Naviguer dans les réglementations cybersécurité en France et en Europe / édition 2025
La mise en œuvre du cadre européen de cybersécurité gagne en dynamisme en France.
Suite à l'adoption de la loi sur l'intelligence artificielle en 2024, sa phase d'application a débuté en 2025, introduisant les premières obligations pour les grands modèles d'IA. Parallèlement, le règlement DORA, entré en vigueur au début de 2025, est progressivement mis en œuvre par les entités financières. Par ailleurs, depuis mars 2025, un projet de loi est à l'examen pour transposer trois directives clés : NIS 2, REC et la directive associée à DORA.
Dans ce contexte, cet article vise à mettre en lumière les principaux défis et développements majeurs attendus tout au long de 2025.
Résilience opérationnelle et intelligence artificielle : le double défi réglementaire européen
DORA
DORA, le règlement européen adopté le 10 novembre 2022, vise à renforcer la résilience opérationnelle digitale des entités financières en imposant des exigences strictes en matière de gestion des risques TIC.
Alors que DORA est entré officiellement en vigueur le 17 janvier 2025, le cadre réglementaire continue d'évoluer :
- Tout au long de 2024, divers projets de normes techniques (RTS/ITS) ont été développés pour clarifier le règlement.
- L'ACPR apporte son soutien par le biais de notes explicatives, d'outils de reporting et de FAQ régulièrement mis à jour au fur et à mesure de l'évolution du cadre.
La date clé pour 2025 fut le 15 avril, marquant la date limite pour la première soumission du Registre des Informations (RoI).
L’analyse de Neverhack
Nos clients, après une phase d’analyse des écarts et l’élaboration de feuilles de route personnalisées, se sont désormais activement engagés dans le déploiement des mesures de conformité à DORA.
Défis critiques identifiés par NeverHack
Un examen approfondi de nos clients met en lumière plusieurs défis critiques :
Défi 1 : gestion des contrats avec les prestataires de services TIC
- Tous les prestataires ne se sentent pas directement concernés par les exigences de DORA.
- Les clauses contractuelles, notamment concernant les stratégies de sortie, nécessitent souvent une réécriture, tâche chronophage.
- Les équipes opérationnelles nécessitent un soutien continu et une sensibilisation afin d’assurer la conformité.
- La tenue du registre requis demande beaucoup de ressources.
Défi 2 : restructuration des processus d'externalisation
- Les cadres d'externalisation doivent être entièrement révisés pour être alignés sur DORA.

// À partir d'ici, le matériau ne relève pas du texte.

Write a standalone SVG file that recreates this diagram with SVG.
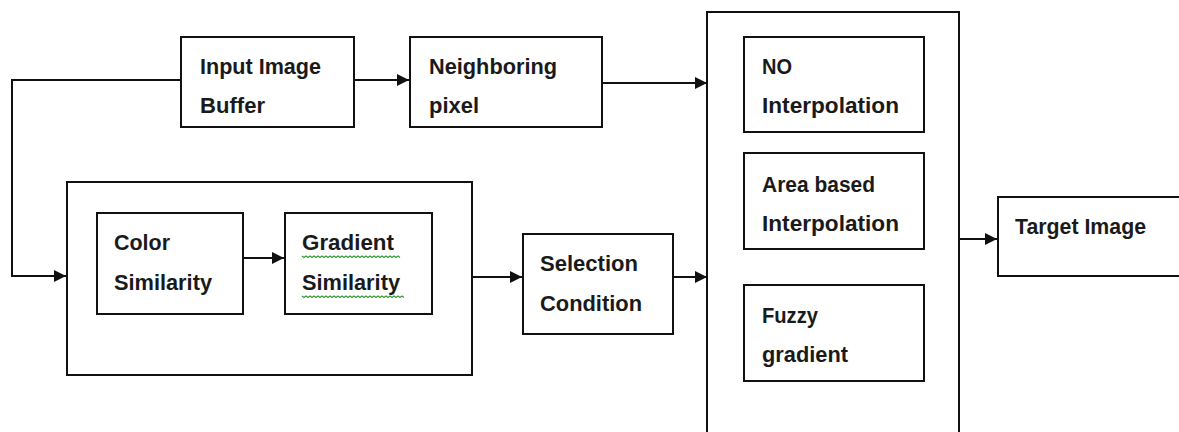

- Chaque service externalisé doit être accompagné d’une analyse des risques, souvent assurée par l’équipe CISO.
- Cela souligne la nécessité d’un processus robuste de gestion des risques tiers (TPRM) afin d’assurer une évaluation, une surveillance et une gouvernance cohérentes des prestataires externes à l’échelle de l’organisation.
Défi 3 : disparités de ressources au sein des groupes financiers
- La mise en œuvre de DORA exige des ressources significatives, en particulier pour les services critiques nécessitant des tests et des mises à jour plus fréquents.
- Les petites entités d’un groupe sont disproportionnellement affectées et dépendent d’une coordination centrale pour satisfaire aux obligations.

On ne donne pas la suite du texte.